Whether it be a guest in a food science fair tasting the product and telling the points of improvement to a student, or a teaching assistant sharing the duty of orchestrating a task, EMI instructors in the observed ALEs share their deontic primacy with others. Having multiple parties with deontic authority in a classroom affords a unique benefit: EMI students have the opportunity to get one-to-one interactional time with professionals, tailored to improve their learning process, unlike a classical lecture setup, where a student is more likely not to get a single turn of talk.
The policy side of this reality is pronounced in terms of the internationalization efforts of higher education institutions, particularly with regards to university rankings, often including the instructor-per-student ratio as a factor in determining the quality time a student gets to spend with a disciplinary expert. However, the shared authority with disciplinary experts seen in active learning environments highlights the importance of the instructors having the time to engage with students in more meaningful ways. The significance of deontics in the EMI classrooms is also hinted at in a previous study on the instructors' question design in Turkish EMI:
"The roles of the classroom members are not equal, which means that while the lecturers are in power in most of the classrooms, learners do not enjoy keeping control of the patterns of interaction." (Genç & Yüksel, 2021, p.14).
All in all, by situating these interactions within broader institutional and professional discourses, the study contributes to an emerging understanding of how EMI classrooms function as sites of linguistic and disciplinary socialization. This dissertation will discuss the implications concerning EMI as an internationalization policy and EMI as a pedagogy.
References
Genc, E., & Yuksel, D. (2021). Teacher questions in English medium instruction classrooms in a Turkish higher education setting. Linguistics and Education, 66, 100992. https://doi.org/10.1016/j.linged.2021.100992
Gillings, M., Mautner, G., & Baker, P. (2023). Corpus-Assisted Discourse Studies (1st ed.).
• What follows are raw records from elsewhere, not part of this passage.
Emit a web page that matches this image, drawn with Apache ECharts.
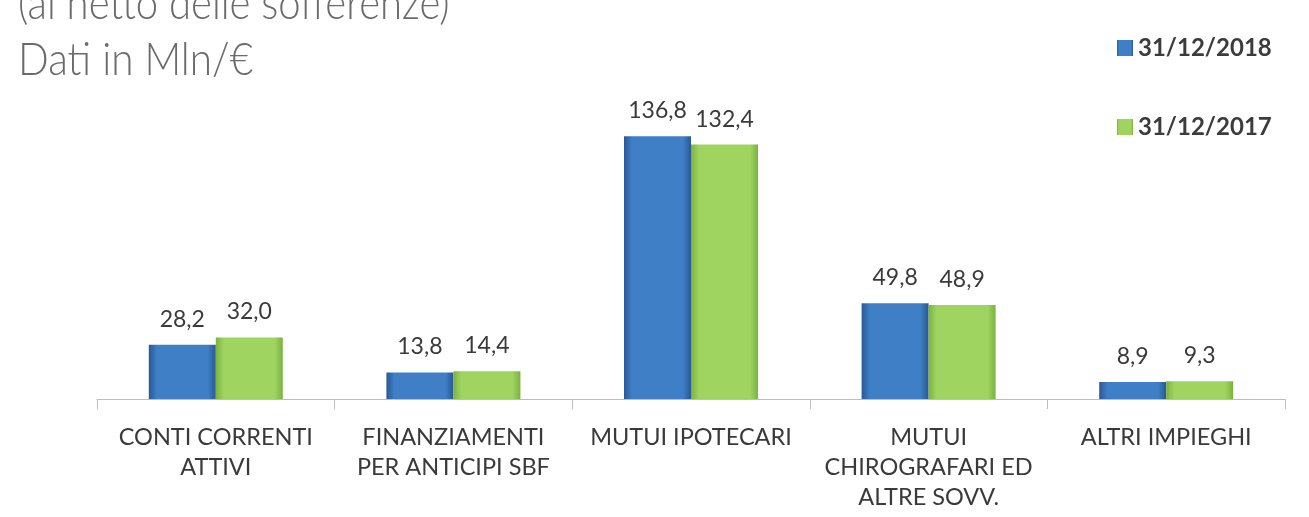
<!DOCTYPE html>
<html>
<head>
<meta charset="utf-8">
<script src="https://cdn.jsdelivr.net/npm/echarts@6/dist/echarts.min.js"></script>
<style>
html,body{margin:0;padding:0;background:#fff;}
#chart{width:1309px;height:517px;}
</style>
</head>
<body>
<div id="chart"></div>
<script>
var categories = ['CONTI CORRENTI\nATTIVI', 'FINANZIAMENTI\nPER ANTICIPI SBF', 'MUTUI IPOTECARI', 'MUTUI\nCHIROGRAFARI ED\nALTRE SOVV.', 'ALTRI IMPIEGHI'];
var seriesNames = ['31/12/2018', '31/12/2017'];
var values2018 = [28.2, 13.8, 136.8, 49.8, 8.9];
var values2017 = [32.0, 14.4, 132.4, 48.9, 9.3];
var titleLines = ['(al netto delle sofferenze)', 'Dati in Mln/€'];

var chart = echarts.init(document.getElementById('chart'));

function grad(edge, mid) {
  return new echarts.graphic.LinearGradient(0, 0, 1, 0, [
    {offset: 0, color: edge},
    {offset: 0.12, color: mid},
    {offset: 0.88, color: mid},
    {offset: 1, color: edge}
  ]);
}
var labelCfg = {
  show: true,
  position: 'top',
  distance: 14,
  color: '#3a3a3a',
  fontFamily: 'Lato, "Noto Sans", sans-serif',
  fontSize: 23,
  formatter: function (p) { return p.value.toFixed(1).replace('.', ','); }
};
var titleFont = 'Lato, "Noto Sans", sans-serif';

chart.setOption({
  animation: false,
  backgroundColor: '#ffffff',
  graphic: [
    {type: 'text', x: 18, y: -19, scaleX: 0.87, style: {text: titleLines[0], fontSize: 46, fontWeight: 300, fontFamily: titleFont, fill: '#6b6b6b', textAlign: 'left', textVerticalAlign: 'top'}},
    {type: 'text', x: 18, y: 37, scaleX: 0.88, style: {text: titleLines[1], fontSize: 46, fontWeight: 300, fontFamily: titleFont, fill: '#6b6b6b', textAlign: 'left', textVerticalAlign: 'top'}}
  ],
  legend: {
    orient: 'vertical',
    left: 1112,
    top: 31,
    itemWidth: 16,
    itemHeight: 16,
    itemGap: 55,
    icon: 'rect',
    textStyle: {fontSize: 24, fontWeight: 'bold', color: '#3c3c3c', fontFamily: 'Lato, "Noto Sans", sans-serif'},
    data: seriesNames
  },
  grid: {left: 97, right: 24, top: 130, bottom: 118},
  xAxis: {
    type: 'category',
    data: categories,
    axisLine: {lineStyle: {color: '#bdbdbd', width: 1}},
    axisTick: {show: true, length: 10, lineStyle: {color: '#bdbdbd'}},
    axisLabel: {
      interval: 0,
      margin: 23,
      color: '#3a3a3a',
      fontSize: 23.5,
      lineHeight: 30,
      fontFamily: 'Lato, "Noto Sans", sans-serif'
    }
  },
  yAxis: {
    type: 'value',
    min: 0,
    max: 140,
    show: false,
    splitLine: {show: false}
  },
  series: [
    {
      name: seriesNames[0],
      type: 'bar',
      data: values2018,
      barWidth: 67,
      barGap: '0%',
      itemStyle: {color: grad('#2a5892', '#3f7fc6')},
      label: labelCfg
    },
    {
      name: seriesNames[1],
      type: 'bar',
      data: values2017,
      barWidth: 67,
      barGap: '0%',
      itemStyle: {color: grad('#7bb23f', '#9fd461')},
      label: labelCfg
    }
  ]
});
</script>
</body>
</html>
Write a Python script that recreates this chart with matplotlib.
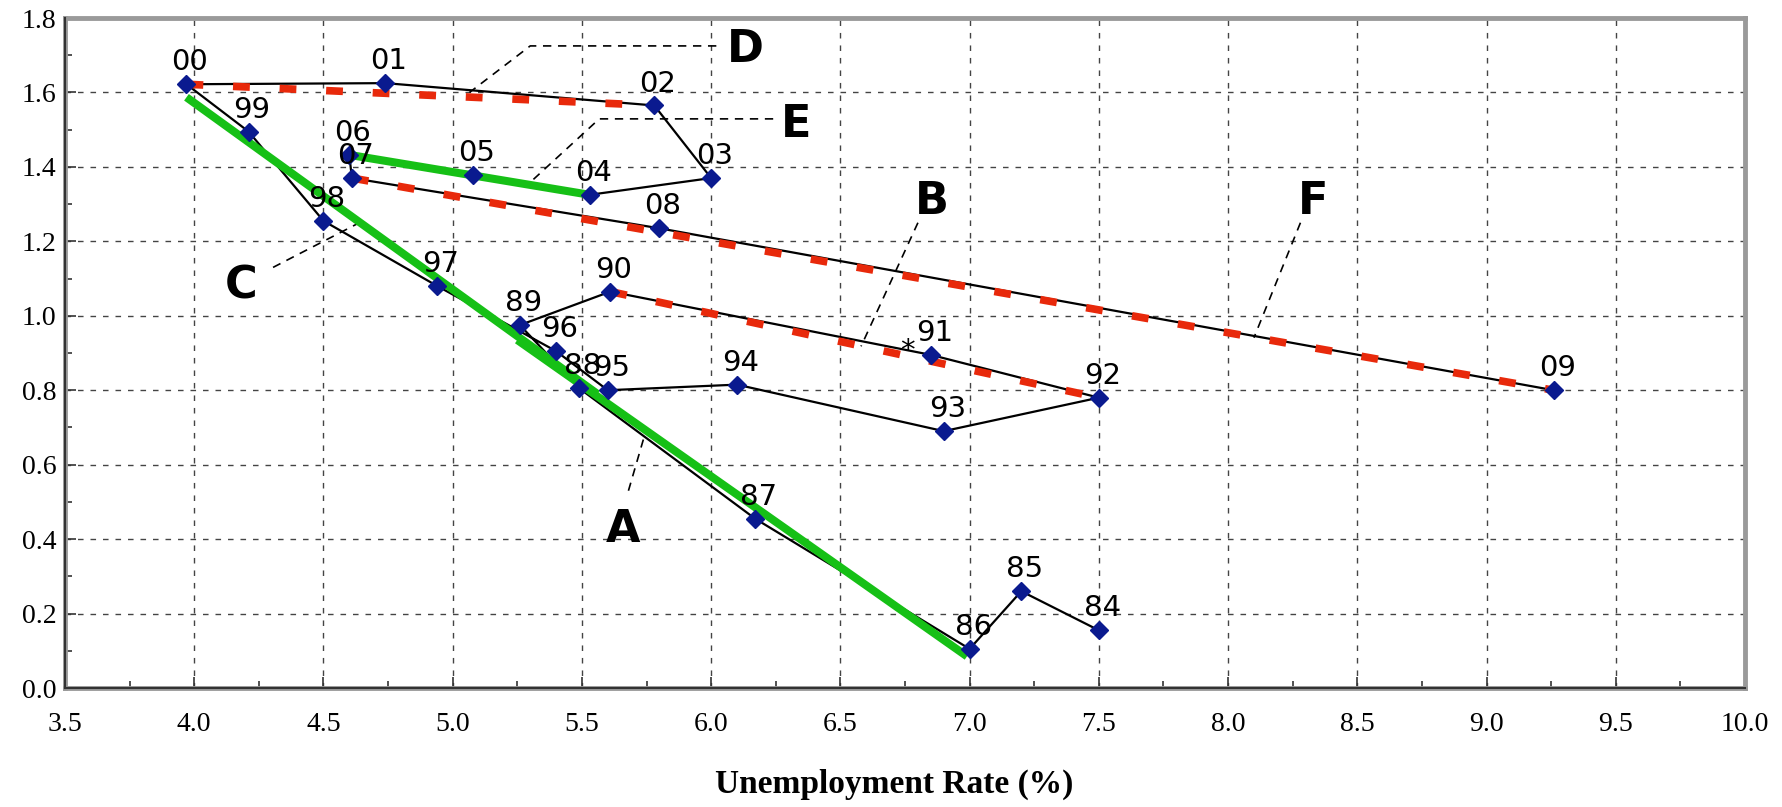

Cambridge University Press. https://doi.org/10.1017/9781009168144
Lin, Angel M. Y. (2015). "Egalitarian Bi/Multilingualism and Trans-semiotizing in a Global World." In The Handbook of Bilingual and Multilingual Education, edited by Wayne E. Wright, Sovicheth Boun, and Ofelia García, 19–37. West Sussex: Wiley Blackwell.
Mondada, L. (2011). Understanding as an embodied, situated and sequential achievement in interaction. Journal of Pragmatics, 43(2), 542-552. https://doi.org/10.1016/j.pragma.2010.08.019
Mondada, L. (2018). Multiple temporalities of language and body in interaction: Challenges for transcribing multimodality. Research on Language and Social Interaction, 51(1), 85–106.
Sahan, K., & Rose, H. (2021). Problematising the E in EMI: Translanguaging as a Pedagogic Alternative to English-only Hegemony in University Contexts. In English-Medium Instruction and Translanguaging (pp. 1-14). Multilingual Matters.